[REBOL] Re: Rebol web presence statistics
From: carl:cybercraft at: 19-Mar-2004 20:47
On 19-Mar-04, Hallvard Ystad wrote:
> Hi list
> A quick tour around the search engines reveals they find this many
> documents about "rebol": Google: "about 188,000" Altavista: 16,721
> Alltheweb: 51,983
> Hotbot: 14,131
> Teoma: "about 19,100"
> msn: "about 13635"
> Yahoo: "about 78,300"
> As I write, the RIXbot has 45621 documents in its index. These are
> documents that contain "rebol" in ANY way, so putting <rebol> (as an
> html tag) in a web page, or linking to rebol.com, will cause the
> page to be included in the index. It is intended to work this way.
> This means some pages will not have the word "rebol" on them
> (visibly), but still be indexed.
> The last time I spoke about the RIX on this list, someone suggested
> I make it possible to search through rebol headers. This is now
> done. The bot has several indexes, both in full text and in rebol
> headers. E.g., you can see some of Carl Sassenrath's and Carl Read's
> scripts here: http://www.oops-as.no/rix?q=carl&st=sauthor
Hey - someone did a search for me! ;-)
> Do we need this? I think maybe not.
Well I think so, as the more ways to search for REBOL info the better.
One suggestion for the results: I'd like to see the URL's shown too,
as they provide extra info not given by the webpages' headers. Three
or four links all just saying "REBOL.org Script Library" are not that
helpful. Yes, we can put the mouse-pointer over them, but that's not
> Then why make it? Because rebol
> is fun and a bit too addictive. I really hope I will reach some
> stage that I find satisfactory with this, so I can leave it behind
> and get some sleep...
> There are duplicates in the database: http://rebol.com/,
> http://www.rebol.com/, http://rebol.com/index.html and
> http://www.rebol.com/index.html are all registered. I'm working on a
> filter to get them out.
> Rebol scripts are detected with 'load. Web pages with more than one
> script are currently registered with the first script on the page
> only. This too will be changed if/when I find the time.

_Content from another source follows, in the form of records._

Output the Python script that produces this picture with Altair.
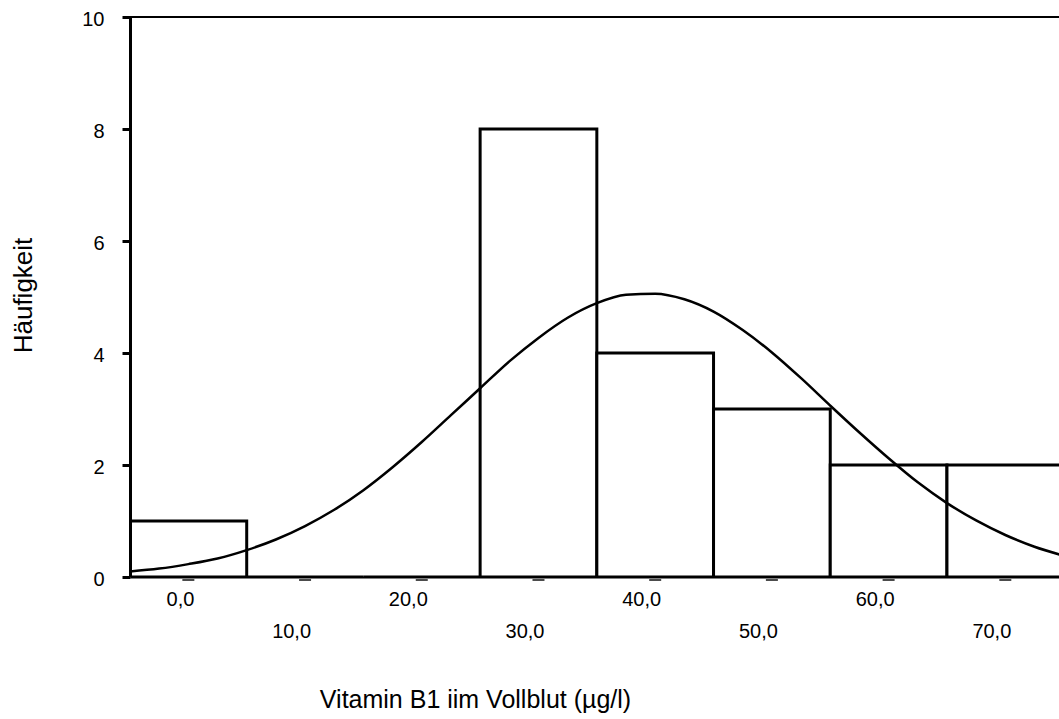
import altair as alt
import pandas as pd

# Histogram bins (class width 10) and frequencies
bin_start = [-5, 5, 15, 25, 35, 45, 55, 65]
bin_end = [5, 15, 25, 35, 45, 55, 65, 75]
counts = [1, 0, 0, 8, 4, 3, 2, 2]

# Normal curve
curve_x = [-5, -2.5, 0, 2.5, 5, 7.5, 10, 12.5, 15, 17.5, 20, 22.5, 25, 27.5, 30,
           32.5, 35, 37.5, 40, 42.5, 45, 47.5, 50, 52.5, 55, 57.5, 60, 62.5, 65,
           67.5, 70, 72.5, 75]
curve_y = [0.10, 0.15, 0.23, 0.33, 0.48, 0.67, 0.91, 1.20, 1.55, 1.96, 2.41, 2.89,
           3.37, 3.85, 4.27, 4.63, 4.89, 5.04, 5.06, 4.96, 4.74, 4.41, 4.01, 3.55,
           3.06, 2.58, 2.12, 1.69, 1.32, 1.01, 0.75, 0.54, 0.38]

# Axis ticks / labels
x_tick_values = [0, 10, 20, 30, 40, 50, 60, 70]
x_tick_labels = ["0,0", "10,0", "20,0", "30,0", "40,0", "50,0", "60,0", "70,0"]
y_tick_values = [0, 2, 4, 6, 8, 10]

FONT = "Liberation Sans"
W, H = 929, 560
X_DOMAIN = [-5, 74.6]
X_TITLE = "Vitamin B1 iim Vollblut (µg/l)"
Y_TITLE = "Häufigkeit"

bars_df = pd.DataFrame({"start": bin_start, "end": bin_end, "count": counts})
curve_df = pd.DataFrame({"x": curve_x, "y": curve_y})
ticks_df = pd.DataFrame({"x": x_tick_values, "label": x_tick_labels})

x_scale = alt.Scale(domain=X_DOMAIN, nice=False, zero=False)
y_scale = alt.Scale(domain=[0, 10], nice=False, zero=True)

x_axis = alt.Axis(
    title=X_TITLE,
    labels=False, ticks=False, grid=False,
    domain=True, domainColor="black", domainWidth=2,
    titleFont=FONT, titleFontSize=25, titleFontWeight="normal", titleColor="black",
    titleX=345, titleY=122, titleBaseline="middle", titleAlign="center",
    zindex=1,
)
y_axis = alt.Axis(
    title=Y_TITLE, values=y_tick_values, format="d", grid=False,
    domain=True, domainColor="black", domainWidth=3,
    ticks=True, tickColor="black", tickSize=8, tickWidth=3,
    labelFont=FONT, labelFontSize=20, labelColor="black", labelPadding=18,
    labelOffset=2,
    titleFont=FONT, titleFontSize=26, titleFontWeight="normal", titleColor="black",
    titleX=-107, titleY=278, titleAngle=270, titleBaseline="middle", titleAlign="center",
    zindex=1,
)

bars = alt.Chart(bars_df).mark_rect(
    fill="white", stroke="black", strokeWidth=3, clip=True
).encode(
    x=alt.X("start:Q", scale=x_scale, axis=x_axis, title=X_TITLE),
    x2="end:Q",
    y=alt.Y("count:Q", scale=y_scale, axis=y_axis, title=Y_TITLE),
    y2=alt.datum(0),
)

curve = alt.Chart(curve_df).mark_line(
    color="black", strokeWidth=2.5, interpolate="monotone", clip=True
).encode(
    x=alt.X("x:Q", title=X_TITLE),
    y=alt.Y("y:Q", title=Y_TITLE),
)

top_border = alt.Chart(pd.DataFrame({"a": [0]})).mark_rule(
    color="black", strokeWidth=2
).encode(
    x=alt.datum(X_DOMAIN[0]), x2=alt.datum(X_DOMAIN[1]), y=alt.datum(10)
)

dashes = alt.Chart(ticks_df).mark_tick(
    orient="horizontal", size=12, thickness=2, color="black"
).encode(
    x=alt.X("x:Q", title=X_TITLE),
    y=alt.value(H + 3),
)

labels_top = alt.Chart(ticks_df).transform_filter(
    "datum.x % 20 == 0"
).mark_text(
    font=FONT, fontSize=20, color="black", align="right", baseline="alphabetic", dx=6
).encode(
    x=alt.X("x:Q", title=X_TITLE),
    y=alt.value(H + 29),
    text="label:N",
)

labels_bottom = alt.Chart(ticks_df).transform_filter(
    "datum.x % 20 != 0"
).mark_text(
    font=FONT, fontSize=20, color="black", align="right", baseline="alphabetic", dx=6
).encode(
    x=alt.X("x:Q", title=X_TITLE),
    y=alt.value(H + 61),
    text="label:N",
)

chart = alt.layer(
    bars, curve, top_border, dashes, labels_top, labels_bottom
).properties(
    width=W, height=H,
    padding={"left": 130, "top": 17, "right": 0, "bottom": 142},
    autosize=alt.AutoSizeParams(type="none"),
    background="white",
).configure_view(stroke=None)

chart.save("out.html", embed_options={"renderer": "svg", "actions": False})
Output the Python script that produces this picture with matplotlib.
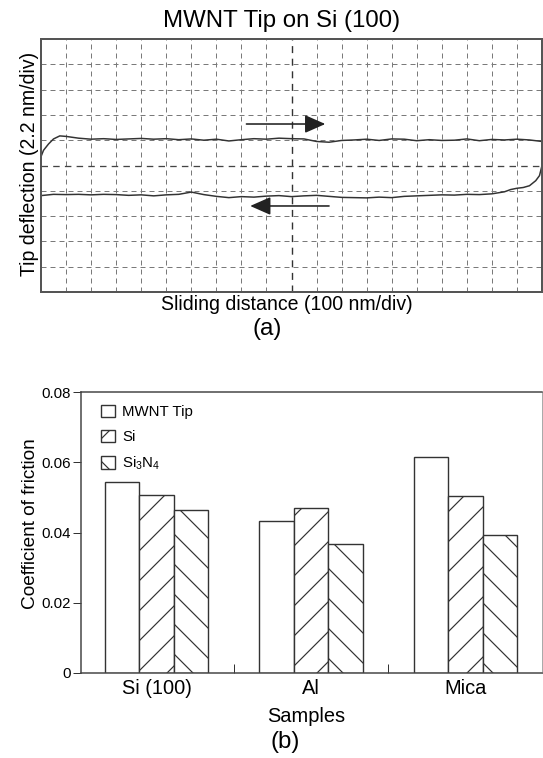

> If you're curious about whether or not some page is in the index,
> please use http://www.oops-as.no/rixaddurl to check. I hope this
> index can be more or less exhaustive, so I'm grateful to all who
> tell the bot where to go.
I just did...
RIX URL Submission
OK, your URL wasn't found in the database, so it was added to the
checklist. Thanks for submitting.
RIX works at a pace of 5000 site updates per night. There are
currently 233432 websites before you in the queue, so this URL
should be indexed around 5-May-2004. But keep in mind that this
is only an approximate suggestion.
It's going to be quite a busy little bot for the forseeable future,
isn't it? (-:
> So Google reports 188000 pages... But clicking "next" repeatedly
> never gets you to the end. I wonder if this figure is really real...
> Thanks for all the help I have gotten from this list, and thanks to
> Nenad for the mysql protocol in particular.
And thanks for RIX Hallvard - it's a useful tool.
> Pr=E6tera censeo Carthaginem esse delendam